How to slash the sweets from your diet
If you’re like the average American, you probably get about 16 percent of your total daily calories from added sugars, according to the U.S. Food and Drug Administration (FDA). That’s roughly 320 calories per day, or 20 teaspoons of added sugars, based on a 2,000-calorie diet. For many people, those calories come from soda, candy, energy drinks, cakes, cookies and ice cream.“Reducing the amount of added sugar we consume every day makes sense for everybody, whether or not they have a metabolic condition like diabetes,” says Amy Chang, MD, an endocrinologist at Scripps Clinic. “A nutritious diet that keeps us optimally healthy gets most of its calories from proteins and vegetables and healthy carbohydrates — not from consuming a lot of sugar.”
Just six teaspoons of added sugar per day
New draft guidelines from the World Health Organization (WHO) propose a significant change. The agency’s recommendations aim to slash added-sugar consumption by two-thirds, to just 5 percent of daily intake. That’s equivalent to 100 calories per day – which is about six teaspoons of sugar.
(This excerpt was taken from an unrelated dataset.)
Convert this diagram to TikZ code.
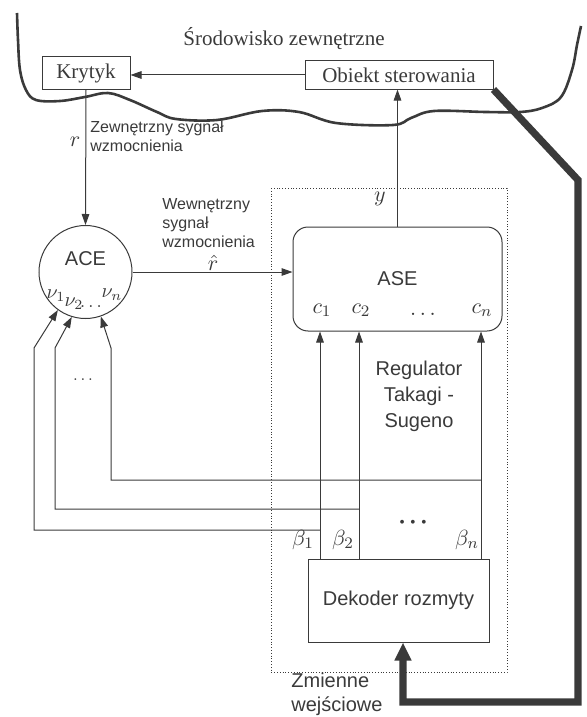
\documentclass[tikz,border=0pt]{standalone}
\usepackage{fontspec}
\setmainfont{Liberation Serif}
\setsansfont{Liberation Sans}
\usetikzlibrary{arrows.meta}
\definecolor{ink}{HTML}{3A3A3A}
\tikzset{
  blok/.style={draw=ink, line width=0.5pt, text=ink, font=\sffamily\fontsize{10}{12}\selectfont},
  arr/.style={draw=ink, line width=0.5pt, -{Triangle[length=5.5pt,width=3.8pt]}},
  fb/.style={draw=ink, line width=3.6pt, -{Triangle[length=9pt,width=8pt]}},
  lab/.style={text=ink, inner sep=0pt, align=left, font=\sffamily\fontsize{8}{9.5}\selectfont},
  sym/.style={text=ink, inner sep=0pt, font=\fontsize{11}{13}\selectfont},
}
\begin{document}
\begin{tikzpicture}[x=0.5pt,y=-0.5pt]
\useasboundingbox (0,0) rectangle (586,717);
% srodowisko
\draw[ink, line width=1.3pt] plot[smooth, tension=0.6] coordinates {(17,13) (18,40) (20,70) (26,90) (36,100) (60,101) (85,97) (108,93) (130,100) (157,112) (176,119) (217,120) (262,111) (299,112) (336,123) (393,125) (411,118) (434,111) (486,112) (520,112) (542,108) (561,97) (572,70) (577,45) (581,26)};
\node[text=ink, font=\fontsize{10.5}{12}\selectfont] (env) at (284,39) {Środowisko zewnętrzne};
\node[blok, font=\fontsize{10.5}{12}\selectfont, minimum width=44pt, minimum height=14pt] (krytyk) at (86,73) {Krytyk};
\node[blok, font=\fontsize{10.5}{12}\selectfont, minimum width=94pt, minimum height=13.5pt] (obiekt) at (399,75) {Obiekt sterowania};
% bloki
\node[draw=ink, line width=0.5pt, circle, minimum size=46.5pt, inner sep=0pt] (ace) at (85.5,272) {};
\node[blok, rounded corners=7.5pt, minimum width=104.5pt, minimum height=52pt] (ase) at (397.5,279) {ASE};
\node[blok, minimum width=90.5pt, minimum height=41.5pt] (dek) at (398.5,600.5) {Dekoder rozmyty};
\draw[ink, densely dotted, line width=0.4pt] (271,188) rectangle (507,672);
% polaczenia
\draw[arr] (obiekt.west) -- (krytyk.east |- obiekt.west);
\draw[arr] (krytyk.south) -- (ace.north);
\draw[arr] (ace.east) -- (ace.east -| ase.west);
\draw[arr] (ase.north) -- (ase.north |- obiekt.south);
\coordinate (b1) at (320,0);
\coordinate (b2) at (359,0);
\coordinate (bn) at (481,0);
\foreach \b in {b1,b2,bn}
  \draw[arr] (\b |- dek.north) -- (\b |- ase.south);
\coordinate (j1) at (320,530);
\coordinate (k1) at (34,348);
\coordinate (j2) at (359,509);
\coordinate (k2) at (55,348);
\coordinate (j3) at (481,480);
\coordinate (k3) at (111,348);
\draw[arr] (j1) -| (k1) -- (ace.-126);
\draw[arr] (j2) -| (k2) -- (ace.-107);
\draw[arr] (j3) -| (k3) -- (ace.-71);
\coordinate (t1) at (578,180);
\coordinate (t2) at (403,702);
\draw[fb] (obiekt.south east) -- (t1) |- (t2) -- (t2 |- dek.south);
% opisy
\node[lab, anchor=west] (zew) at (90,136) {Zewnętrzny sygnał\\wzmocnienia};
\node[sym] (rsym) at (75,142) {$r$};
\node[lab, anchor=west] (wew) at (162,223) {Wewnętrzny\\sygnał\\wzmocnienia};
\node[sym] (rhat) at (213,263) {$\hat{r}$};
\node[sym] (ysym) at (380,199) {$y$};
\node[text=ink, font=\sffamily\fontsize{10}{12}\selectfont] (acel) at (85.5,259) {ACE};
\node[sym, font=\fontsize{10}{12}\selectfont] (nu1) at (56,296) {$\nu_1$};
\node[sym, font=\fontsize{10}{12}\selectfont] (nu2) at (74,304) {$\nu_2$};
\node[sym, font=\fontsize{9}{11}\selectfont] (nud) at (91,307) {$\ldots$};
\node[sym, font=\fontsize{10}{12}\selectfont] (nun) at (112,295) {$\nu_n$};
\node[sym] (c1) at (322,310) {$c_1$};
\node[sym] (c2) at (361,310) {$c_2$};
\node[sym] (cd) at (423,314) {$\ldots$};
\node[sym] (cn) at (482,310) {$c_n$};
\node[sym, font=\fontsize{8}{9}\selectfont] (ldots) at (83,380) {$\ldots$};
\node[text=ink, align=center, font=\sffamily\fontsize{10}{13}\selectfont] (reg) at (419,396) {Regulator\\Takagi -\\Sugeno};
\node[text=ink, font=\fontsize{8}{9}\selectfont] (bdots) at (413,524) {•\,\,•\,\,•};
\node[sym] (beta1) at (303,540) {$\beta_1$};
\node[sym] (beta2) at (343,540) {$\beta_2$};
\node[sym] (betan) at (467,540) {$\beta_n$};
\node[text=ink, anchor=west, align=left, inner sep=0pt, font=\sffamily\fontsize{10}{12}\selectfont] (zmienne) at (291,694) {Zmienne\\wejściowe};
\end{tikzpicture}
\end{document}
“That’s less than one can of soda per day,” says Dr. Chang. “People who take sugar in their coffee or tea could be close to the healthy daily limit by noon if they don’t work on making modifications to their dietary habits.”
To help support nutritional decision-making, the FDA is also proposing new nutrition labels that would specifically break out naturally occurring sugars from added sugars on food packaging. The agency hopes this labeling might help consumers make more educated choices about the foods they purchase for themselves and their families.
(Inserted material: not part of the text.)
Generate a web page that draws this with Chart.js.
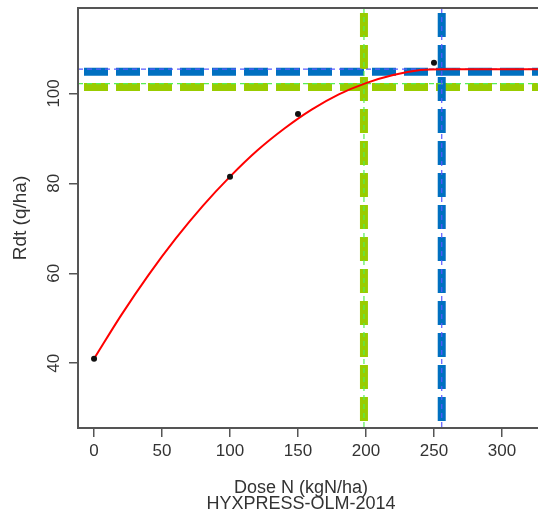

Tips to help reduce your sugar intake
When it comes to controlling added sugar intake, the best advice is to read labels. Be aware that processed and prepackaged foods can be loaded with sugar.
“Cooking from scratch is a powerful way to take control of your health, because you’re controlling what’s going into your body,” says Dr. Chang.
If you’re ready to make the cut, here are a few more tips to help you succeed.
1) Take it easy and slow.
When you try to change any habit, incremental change is more likely to stick than a drastic, cold-turkey approach. So try eliminating a couple of teaspoons a day at first and build on your successes.
2) Decide on a quota that’s right for you.
Any improvement is better than none. If you have questions about what’s an optimal goal for you based on your age, health and physical condition, talk to your primary care doctor.
3) Start skipping soda and gourmet coffee drinks.
These sources of sugar should be the first to go. Try switching to water — carbonated if you like. Add just a splash of fruit juice to liven it up, but remember that fruit juice is also a concentrated source of sugar.
4) Skip the power bars and smoothies.
Sugary snacks are high on the list of items that assault your system with sugar. Snack on whole fruits and veggies instead.
5) Stay out of the processed food aisles.
While foods in boxes, cans and cartons are convenient, they’re also likely chock-full of added sugar (not to mention sodium and fats). Shop the outside aisles of the grocery store which typically stock produce.
6) Take a healthy cooking class.
If your cooking skills are rusty, take a class to learn how to whip up quick and nutritious meals. Community centers, local colleges and even some grocery stores offer such classes.